» **AIM**
Leave out the pictures, and retype only the lines from the beginning of the material through the line that contains "const fmt = v", including both.

------------------------

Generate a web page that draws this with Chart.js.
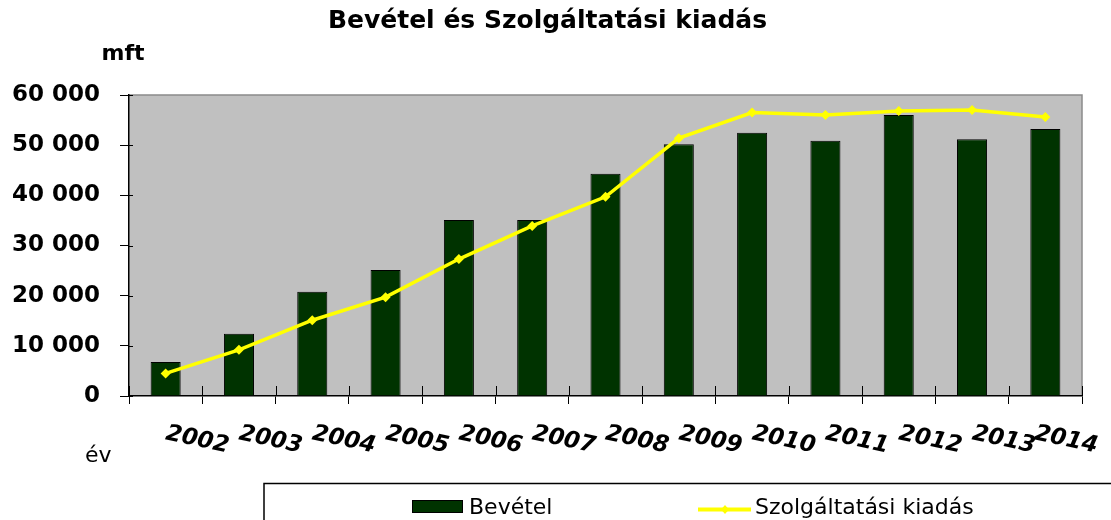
<!DOCTYPE html>
<html>
<head>
<meta charset="utf-8">
<script src="https://cdn.jsdelivr.net/npm/chart.js@4.4.1/dist/chart.umd.min.js"></script>
<style>
  html, body { margin: 0; padding: 0; background: #fff; }
  #wrap { width: 1111px; height: 520px; }
</style>
</head>
<body>
<div id="wrap"><canvas id="c" width="1111" height="520"></canvas></div>
<script>
// adatok (mft)
const years = ['2002','2003','2004','2005','2006','2007','2008','2009','2010','2011','2012','2013','2014'];
const bevetel = [6800, 12400, 20800, 25100, 35100, 35100, 44300, 50200, 52500, 50900, 56000, 51200, 53200];
const kiadas = [4500, 9200, 15100, 19700, 27300, 33900, 39700, 51400, 56500, 56000, 56800, 57000, 55600];
const yTicks = [0, 10000, 20000, 30000, 40000, 50000, 60000];

const FONT = "'DejaVu Sans', 'Liberation Sans', Arial, sans-serif";
const fmt = v => String(v).replace(/\B(?=(\d{3})+(?!\d))/g, ' ');

// szürke rajzterület + keret, belső osztásjelek
const plotBg = {
  id: 'plotBg',
  beforeDraw(chart) {
    const {ctx, chartArea: a} = chart;
    ctx.save();
    ctx.fillStyle = '#C0C0C0';
    ctx.fillRect(a.left, a.top, a.right - a.left, a.bottom - a.top);
    ctx.strokeStyle = '#8a8a8a';
    ctx.lineWidth = 1.5;
    ctx.beginPath();
    ctx.moveTo(a.left, a.top);
    ctx.lineTo(a.right, a.top);
    ctx.lineTo(a.right, a.bottom);
    ctx.stroke();
    ctx.restore();
  },
  beforeDatasetsDraw(chart) {
    const {ctx, chartArea: a, scales: {x, y}} = chart;
    ctx.save();
    ctx.strokeStyle = '#000';
    ctx.lineWidth = 1;
    ctx.beginPath();
    const half = (x.getPixelForValue(1) - x.getPixelForValue(0)) / 2;
    for (let i = 0; i <= years.length; i++) {
      const px = Math.round(x.getPixelForValue(i) - half) + 0.5;
      ctx.moveTo(px, a.bottom);
      ctx.lineTo(px, a.bottom - 10);
    }
    yTicks.forEach(v => {
      const py = Math.round(y.getPixelForValue(v)) + 0.5;
      ctx.moveTo(a.left, py);
      ctx.lineTo(a.left + 4, py);
    });
    ctx.stroke();
    ctx.restore();
  }
};

// ferde évszámok, tengelycímek, jelmagyarázat
const extras = {
  id: 'extras',
  afterDraw(chart) {
    const {ctx, scales: {x}, width} = chart;
    const half = (x.getPixelForValue(1) - x.getPixelForValue(0)) / 2;
    ctx.save();
    ctx.fillStyle = '#000';
    ctx.font = `italic bold 23px ${FONT}`;
    ctx.textAlign = 'center';
    ctx.textBaseline = 'middle';
    years.forEach((lab, i) => {
      const cx = Math.min(x.getPixelForValue(i) + half - 5, width - 45);
      ctx.save();
      ctx.translate(cx, 440);
      ctx.rotate(12 * Math.PI / 180);
      ctx.fillText(lab, 0, 0);
      ctx.restore();
    });

    ctx.textBaseline = 'alphabetic';
    ctx.font = `bold 22px ${FONT}`;
    ctx.fillText('mft', 123, 60);
    ctx.font = `22px ${FONT}`;
    ctx.textAlign = 'left';
    ctx.fillText('év', 85, 462);

    // jelmagyarázat keret
    ctx.strokeStyle = '#000';
    ctx.lineWidth = 1.5;
    ctx.strokeRect(264, 483.5, 900, 60);

    const [dsBar, dsLine] = chart.data.datasets;
    ctx.fillStyle = dsBar.backgroundColor;
    ctx.fillRect(412, 500, 51, 13);
    ctx.lineWidth = 1;
    ctx.strokeRect(412.5, 500.5, 50, 12);
    ctx.fillStyle = '#000';
    ctx.font = `22px ${FONT}`;
    ctx.fillText(dsBar.label, 469, 514);

    ctx.strokeStyle = dsLine.borderColor;
    ctx.lineWidth = 4;
    ctx.beginPath();
    ctx.moveTo(698, 509.5);
    ctx.lineTo(751, 509.5);
    ctx.stroke();
    ctx.fillStyle = dsLine.borderColor;
    ctx.beginPath();
    ctx.moveTo(725, 505); ctx.lineTo(729, 509.5); ctx.lineTo(725, 514); ctx.lineTo(721, 509.5);
    ctx.closePath();
    ctx.fill();
    ctx.fillStyle = '#000';
    ctx.fillText(dsLine.label, 755, 514);
    ctx.restore();
  }
};

new Chart(document.getElementById('c'), {
  data: {
    labels: years,
    datasets: [
      {type: 'bar', label: 'Bevétel', data: bevetel, backgroundColor: '#003300', borderColor: '#000', borderWidth: 1, barPercentage: 0.41, categoryPercentage: 1, order: 1},
      {type: 'line', label: 'Szolgáltatási kiadás', data: kiadas, borderColor: '#FFFF00', backgroundColor: '#FFFF00', borderWidth: 3.5, tension: 0, pointStyle: 'rectRot', pointRadius: 5, pointBorderWidth: 0, pointBackgroundColor: '#FFFF00', order: 0}
    ]
  },
  options: {
    responsive: false,
    animation: false,
    layout: {padding: {left: 13, right: 29, top: 0, bottom: 0}},
    plugins: {
      legend: {display: false},
      tooltip: {enabled: false},
      title: {display: true, text: 'Bevétel és Szolgáltatási kiadás', color: '#000', font: {family: FONT, size: 25, weight: 'bold'}, padding: {top: 6, bottom: 59}}
    },
    scales: {
      x: {
        offset: true,
        grid: {offset: true, drawOnChartArea: false, drawTicks: true, tickLength: 8, color: '#000'},
        border: {display: true, color: '#000', width: 1.5},
        ticks: {display: false},
        afterFit: s => { s.height = 124; }
      },
      y: {
        min: 0, max: 60000,
        afterBuildTicks: s => { s.ticks = yTicks.map(v => ({value: v})); },
        grid: {drawOnChartArea: false, drawTicks: true, tickLength: 9, color: '#000'},
        border: {display: true, color: '#000', width: 1.5},
        ticks: {padding: 20, color: '#000', font: {family: FONT, size: 23, weight: 'bold'}, callback: v => fmt(v)},
        afterFit: s => { s.width = 116; }
      }
    }
  },
  plugins: [plotBg, extras]
});
</script>
</body>
</html>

------------------------

» **ANSWER TO THE EXERCISE**
Generate a web page that draws this with Chart.js.
<!DOCTYPE html>
<html>
<head>
<meta charset="utf-8">
<script src="https://cdn.jsdelivr.net/npm/chart.js@4.4.1/dist/chart.umd.min.js"></script>
<style>
  html, body { margin: 0; padding: 0; background: #fff; }
  #wrap { width: 1111px; height: 520px; }
</style>
</head>
<body>
<div id="wrap"><canvas id="c" width="1111" height="520"></canvas></div>
<script>
// adatok (mft)
const years = ['2002','2003','2004','2005','2006','2007','2008','2009','2010','2011','2012','2013','2014'];
const bevetel = [6800, 12400, 20800, 25100, 35100, 35100, 44300, 50200, 52500, 50900, 56000, 51200, 53200];
const kiadas = [4500, 9200, 15100, 19700, 27300, 33900, 39700, 51400, 56500, 56000, 56800, 57000, 55600];
const yTicks = [0, 10000, 20000, 30000, 40000, 50000, 60000];

const FONT = "'DejaVu Sans', 'Liberation Sans', Arial, sans-serif";
const fmt = v => String(v).replace(/\B(?=(\d{3})+(?!\d))/g, ' ');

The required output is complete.